Exercise aim | Scan the data below and pick out the lines containing the word "this".

Dataset content |
────────────────────────────────────────
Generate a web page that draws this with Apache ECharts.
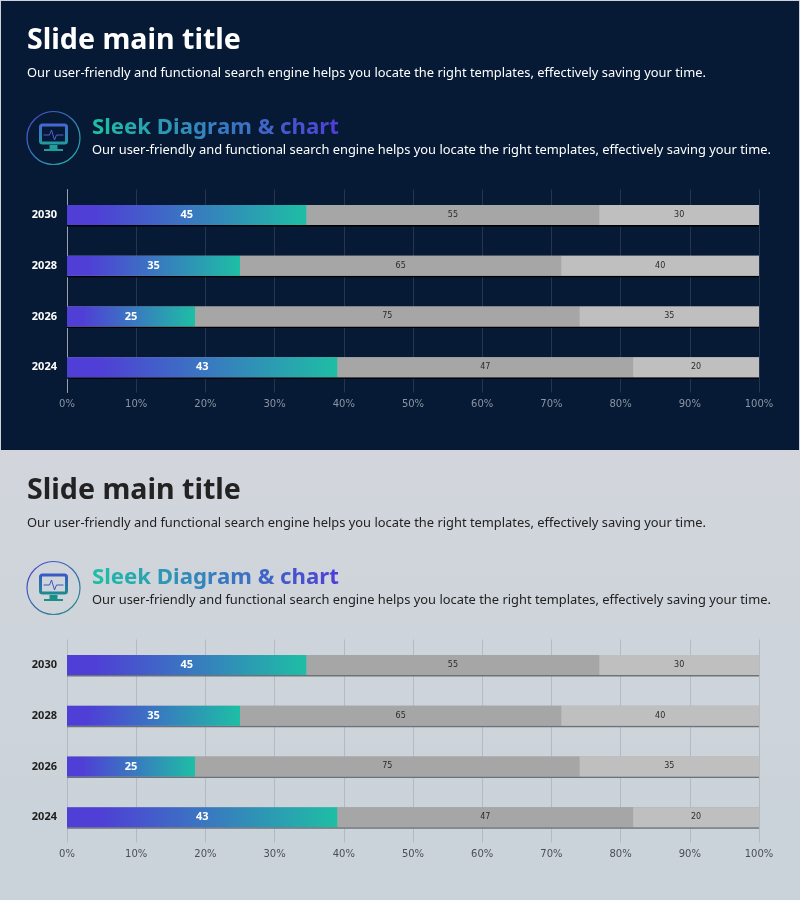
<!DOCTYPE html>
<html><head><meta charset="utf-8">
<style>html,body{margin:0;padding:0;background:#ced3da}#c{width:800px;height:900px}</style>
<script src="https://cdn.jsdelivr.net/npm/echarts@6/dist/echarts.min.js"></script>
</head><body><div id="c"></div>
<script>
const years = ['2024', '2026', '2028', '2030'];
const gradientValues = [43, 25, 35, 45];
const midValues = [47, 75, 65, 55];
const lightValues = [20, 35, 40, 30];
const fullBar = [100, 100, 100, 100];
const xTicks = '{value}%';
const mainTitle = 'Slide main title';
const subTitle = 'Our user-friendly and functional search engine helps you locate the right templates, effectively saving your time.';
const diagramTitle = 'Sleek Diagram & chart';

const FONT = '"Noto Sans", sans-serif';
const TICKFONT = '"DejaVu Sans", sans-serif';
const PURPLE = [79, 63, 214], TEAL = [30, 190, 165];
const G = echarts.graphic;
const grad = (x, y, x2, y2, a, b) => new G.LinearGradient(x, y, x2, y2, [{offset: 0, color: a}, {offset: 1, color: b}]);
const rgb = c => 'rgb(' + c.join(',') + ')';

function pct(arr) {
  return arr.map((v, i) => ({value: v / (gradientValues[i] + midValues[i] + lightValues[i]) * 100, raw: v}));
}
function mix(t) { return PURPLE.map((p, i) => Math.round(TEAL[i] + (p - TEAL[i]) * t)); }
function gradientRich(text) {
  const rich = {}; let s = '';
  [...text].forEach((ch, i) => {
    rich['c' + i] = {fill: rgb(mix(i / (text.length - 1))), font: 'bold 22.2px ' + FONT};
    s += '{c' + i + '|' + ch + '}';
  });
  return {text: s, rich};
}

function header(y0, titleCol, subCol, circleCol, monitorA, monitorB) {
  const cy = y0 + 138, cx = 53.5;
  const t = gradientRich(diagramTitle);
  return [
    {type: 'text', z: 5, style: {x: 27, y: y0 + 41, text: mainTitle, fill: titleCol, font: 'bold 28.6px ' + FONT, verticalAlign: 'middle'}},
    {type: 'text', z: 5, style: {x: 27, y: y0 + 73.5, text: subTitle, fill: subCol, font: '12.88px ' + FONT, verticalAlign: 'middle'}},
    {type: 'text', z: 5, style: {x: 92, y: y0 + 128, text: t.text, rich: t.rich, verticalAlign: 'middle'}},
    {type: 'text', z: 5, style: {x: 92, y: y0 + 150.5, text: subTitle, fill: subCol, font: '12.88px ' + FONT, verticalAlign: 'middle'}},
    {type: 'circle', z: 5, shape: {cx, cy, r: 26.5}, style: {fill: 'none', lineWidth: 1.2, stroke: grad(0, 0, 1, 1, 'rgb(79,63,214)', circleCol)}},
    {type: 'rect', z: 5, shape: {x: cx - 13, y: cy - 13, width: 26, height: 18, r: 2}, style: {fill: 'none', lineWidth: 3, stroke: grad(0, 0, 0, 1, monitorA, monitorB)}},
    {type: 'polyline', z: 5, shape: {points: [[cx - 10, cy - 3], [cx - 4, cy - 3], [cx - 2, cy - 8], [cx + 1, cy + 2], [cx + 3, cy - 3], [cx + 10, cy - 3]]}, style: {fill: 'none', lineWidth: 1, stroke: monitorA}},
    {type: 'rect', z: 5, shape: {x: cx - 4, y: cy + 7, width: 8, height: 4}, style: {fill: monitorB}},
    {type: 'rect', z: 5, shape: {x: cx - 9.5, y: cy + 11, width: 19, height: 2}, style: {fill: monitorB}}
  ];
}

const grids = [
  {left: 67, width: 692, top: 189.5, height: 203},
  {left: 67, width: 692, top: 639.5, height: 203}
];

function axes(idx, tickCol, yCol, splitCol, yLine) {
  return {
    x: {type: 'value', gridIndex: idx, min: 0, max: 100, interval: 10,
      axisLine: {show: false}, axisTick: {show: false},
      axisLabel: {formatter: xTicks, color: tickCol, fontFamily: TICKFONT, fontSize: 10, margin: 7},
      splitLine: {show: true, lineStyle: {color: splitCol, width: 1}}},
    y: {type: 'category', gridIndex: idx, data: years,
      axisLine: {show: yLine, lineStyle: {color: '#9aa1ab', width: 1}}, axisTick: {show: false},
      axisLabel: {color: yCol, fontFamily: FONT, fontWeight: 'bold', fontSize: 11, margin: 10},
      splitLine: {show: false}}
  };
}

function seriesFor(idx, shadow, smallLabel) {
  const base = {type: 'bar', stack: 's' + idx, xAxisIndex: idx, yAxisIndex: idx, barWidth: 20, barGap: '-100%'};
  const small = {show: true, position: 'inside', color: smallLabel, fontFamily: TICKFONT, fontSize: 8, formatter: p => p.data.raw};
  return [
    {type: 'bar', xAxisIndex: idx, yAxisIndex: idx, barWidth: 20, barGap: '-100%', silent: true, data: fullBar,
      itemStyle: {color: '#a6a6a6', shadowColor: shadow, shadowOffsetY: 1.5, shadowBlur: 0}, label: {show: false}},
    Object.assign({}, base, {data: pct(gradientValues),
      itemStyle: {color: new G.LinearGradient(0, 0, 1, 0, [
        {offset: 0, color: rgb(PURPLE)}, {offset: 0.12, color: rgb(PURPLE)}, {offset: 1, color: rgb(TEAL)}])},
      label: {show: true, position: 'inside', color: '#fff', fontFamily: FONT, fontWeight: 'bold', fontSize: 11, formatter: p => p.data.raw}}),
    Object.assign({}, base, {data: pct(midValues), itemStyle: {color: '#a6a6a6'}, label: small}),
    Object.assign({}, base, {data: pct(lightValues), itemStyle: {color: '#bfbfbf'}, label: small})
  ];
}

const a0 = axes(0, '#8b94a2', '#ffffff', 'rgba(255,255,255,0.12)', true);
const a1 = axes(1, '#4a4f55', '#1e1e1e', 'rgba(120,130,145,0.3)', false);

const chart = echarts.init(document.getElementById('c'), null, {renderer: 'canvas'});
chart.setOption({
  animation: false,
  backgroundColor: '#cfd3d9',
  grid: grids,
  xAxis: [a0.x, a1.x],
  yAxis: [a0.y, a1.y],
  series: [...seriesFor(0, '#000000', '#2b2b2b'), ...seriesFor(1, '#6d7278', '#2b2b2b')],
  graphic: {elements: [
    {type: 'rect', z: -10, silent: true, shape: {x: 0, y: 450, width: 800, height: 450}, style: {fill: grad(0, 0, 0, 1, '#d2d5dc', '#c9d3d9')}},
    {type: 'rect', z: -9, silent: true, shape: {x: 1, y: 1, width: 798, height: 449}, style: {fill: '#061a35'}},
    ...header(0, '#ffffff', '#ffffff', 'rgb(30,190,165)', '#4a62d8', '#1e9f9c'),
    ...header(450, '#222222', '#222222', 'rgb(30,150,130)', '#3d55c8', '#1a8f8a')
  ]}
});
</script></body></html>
────────────────────────────────────────
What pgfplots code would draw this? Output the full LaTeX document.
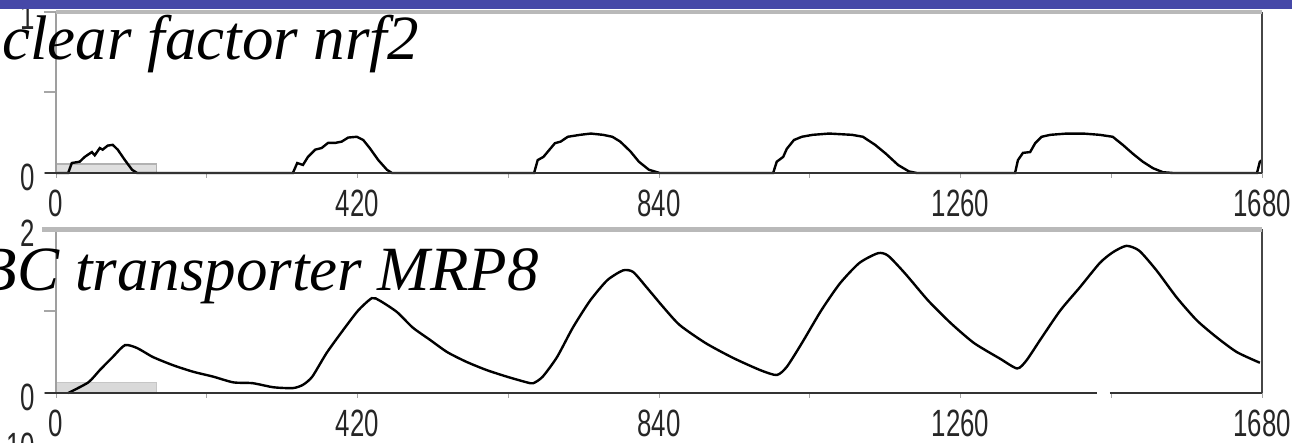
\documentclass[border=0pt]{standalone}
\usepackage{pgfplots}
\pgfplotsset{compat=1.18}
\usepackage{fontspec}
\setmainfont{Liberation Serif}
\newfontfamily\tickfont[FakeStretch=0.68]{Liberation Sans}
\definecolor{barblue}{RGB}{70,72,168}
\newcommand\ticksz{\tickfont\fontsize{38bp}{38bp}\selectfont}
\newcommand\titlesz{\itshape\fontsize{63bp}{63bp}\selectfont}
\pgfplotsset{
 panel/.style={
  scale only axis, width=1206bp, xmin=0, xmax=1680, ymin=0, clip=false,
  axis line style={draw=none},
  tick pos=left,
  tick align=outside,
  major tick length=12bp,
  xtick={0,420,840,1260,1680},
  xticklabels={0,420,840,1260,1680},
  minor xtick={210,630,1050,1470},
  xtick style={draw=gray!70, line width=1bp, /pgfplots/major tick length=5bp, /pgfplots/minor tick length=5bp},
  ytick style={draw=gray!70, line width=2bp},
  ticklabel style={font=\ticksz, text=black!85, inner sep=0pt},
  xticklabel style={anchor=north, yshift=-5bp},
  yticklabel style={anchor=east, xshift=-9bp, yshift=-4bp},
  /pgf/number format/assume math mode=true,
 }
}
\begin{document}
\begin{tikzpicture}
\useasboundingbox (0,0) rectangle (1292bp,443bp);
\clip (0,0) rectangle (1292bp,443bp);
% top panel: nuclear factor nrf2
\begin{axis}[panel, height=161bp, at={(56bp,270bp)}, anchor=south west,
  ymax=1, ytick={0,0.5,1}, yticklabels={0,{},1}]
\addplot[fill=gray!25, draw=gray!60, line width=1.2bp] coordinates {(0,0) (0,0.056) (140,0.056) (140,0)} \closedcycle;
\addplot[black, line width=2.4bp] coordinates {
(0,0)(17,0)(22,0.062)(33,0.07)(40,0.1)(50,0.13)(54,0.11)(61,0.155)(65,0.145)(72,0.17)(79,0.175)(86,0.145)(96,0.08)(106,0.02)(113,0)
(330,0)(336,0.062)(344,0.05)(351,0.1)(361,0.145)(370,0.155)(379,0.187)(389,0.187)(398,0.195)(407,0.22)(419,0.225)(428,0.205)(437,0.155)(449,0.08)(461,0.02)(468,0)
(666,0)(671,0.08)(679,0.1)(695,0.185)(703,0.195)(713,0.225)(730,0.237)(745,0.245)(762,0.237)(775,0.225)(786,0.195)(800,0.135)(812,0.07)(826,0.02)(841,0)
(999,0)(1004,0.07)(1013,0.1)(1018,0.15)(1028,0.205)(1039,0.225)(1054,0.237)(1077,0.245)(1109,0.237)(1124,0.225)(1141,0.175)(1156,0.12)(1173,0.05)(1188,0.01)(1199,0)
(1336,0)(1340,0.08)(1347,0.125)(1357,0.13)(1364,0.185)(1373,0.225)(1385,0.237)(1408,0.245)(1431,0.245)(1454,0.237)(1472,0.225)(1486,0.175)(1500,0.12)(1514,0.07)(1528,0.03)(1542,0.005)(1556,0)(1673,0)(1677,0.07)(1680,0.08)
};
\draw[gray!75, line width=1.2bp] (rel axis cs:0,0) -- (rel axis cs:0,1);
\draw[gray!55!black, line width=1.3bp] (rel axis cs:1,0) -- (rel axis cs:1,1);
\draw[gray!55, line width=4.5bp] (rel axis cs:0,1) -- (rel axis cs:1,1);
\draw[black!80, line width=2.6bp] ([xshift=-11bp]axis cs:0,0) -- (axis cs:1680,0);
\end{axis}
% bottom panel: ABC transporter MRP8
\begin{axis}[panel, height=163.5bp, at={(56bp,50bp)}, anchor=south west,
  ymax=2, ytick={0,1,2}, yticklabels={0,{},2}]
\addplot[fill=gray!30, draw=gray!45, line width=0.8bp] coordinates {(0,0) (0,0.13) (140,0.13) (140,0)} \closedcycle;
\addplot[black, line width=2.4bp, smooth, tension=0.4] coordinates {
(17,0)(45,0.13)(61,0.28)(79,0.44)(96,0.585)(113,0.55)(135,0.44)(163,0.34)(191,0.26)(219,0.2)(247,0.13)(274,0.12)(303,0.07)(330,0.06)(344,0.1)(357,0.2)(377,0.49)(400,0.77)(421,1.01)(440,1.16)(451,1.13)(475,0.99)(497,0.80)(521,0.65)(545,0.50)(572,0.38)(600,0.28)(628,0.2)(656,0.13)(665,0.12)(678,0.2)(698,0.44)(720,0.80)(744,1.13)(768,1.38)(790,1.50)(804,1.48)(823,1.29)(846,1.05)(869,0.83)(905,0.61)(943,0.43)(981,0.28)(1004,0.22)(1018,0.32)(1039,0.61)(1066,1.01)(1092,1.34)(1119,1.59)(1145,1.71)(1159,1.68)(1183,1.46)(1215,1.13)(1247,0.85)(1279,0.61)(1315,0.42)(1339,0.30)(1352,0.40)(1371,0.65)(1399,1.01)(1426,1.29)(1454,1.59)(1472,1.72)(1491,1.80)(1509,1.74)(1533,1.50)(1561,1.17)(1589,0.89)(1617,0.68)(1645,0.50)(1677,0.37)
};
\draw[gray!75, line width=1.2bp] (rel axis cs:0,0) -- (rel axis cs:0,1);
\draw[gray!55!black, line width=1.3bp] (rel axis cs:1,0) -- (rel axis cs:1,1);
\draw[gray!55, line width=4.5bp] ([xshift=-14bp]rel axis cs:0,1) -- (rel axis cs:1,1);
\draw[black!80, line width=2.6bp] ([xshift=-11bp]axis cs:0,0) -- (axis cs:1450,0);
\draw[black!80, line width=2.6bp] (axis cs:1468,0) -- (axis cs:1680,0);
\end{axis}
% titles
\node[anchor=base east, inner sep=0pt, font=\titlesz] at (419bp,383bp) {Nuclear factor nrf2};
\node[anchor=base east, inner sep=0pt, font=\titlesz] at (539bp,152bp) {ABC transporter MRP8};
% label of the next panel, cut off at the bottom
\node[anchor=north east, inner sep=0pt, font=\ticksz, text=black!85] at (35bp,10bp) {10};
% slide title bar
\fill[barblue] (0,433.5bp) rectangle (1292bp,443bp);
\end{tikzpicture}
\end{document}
────────────────────────────────────────
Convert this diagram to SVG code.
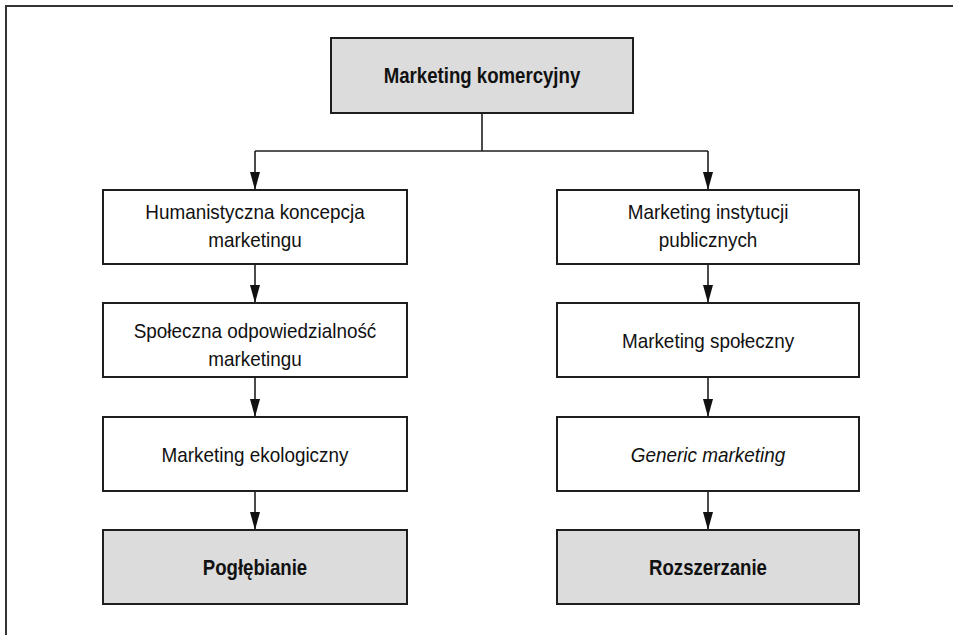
────────────────────────────────────────
Right answer |
Generate a web page that draws this with Apache ECharts.
What pgfplots code would draw this? Output the full LaTeX document.
Convert this diagram to SVG code.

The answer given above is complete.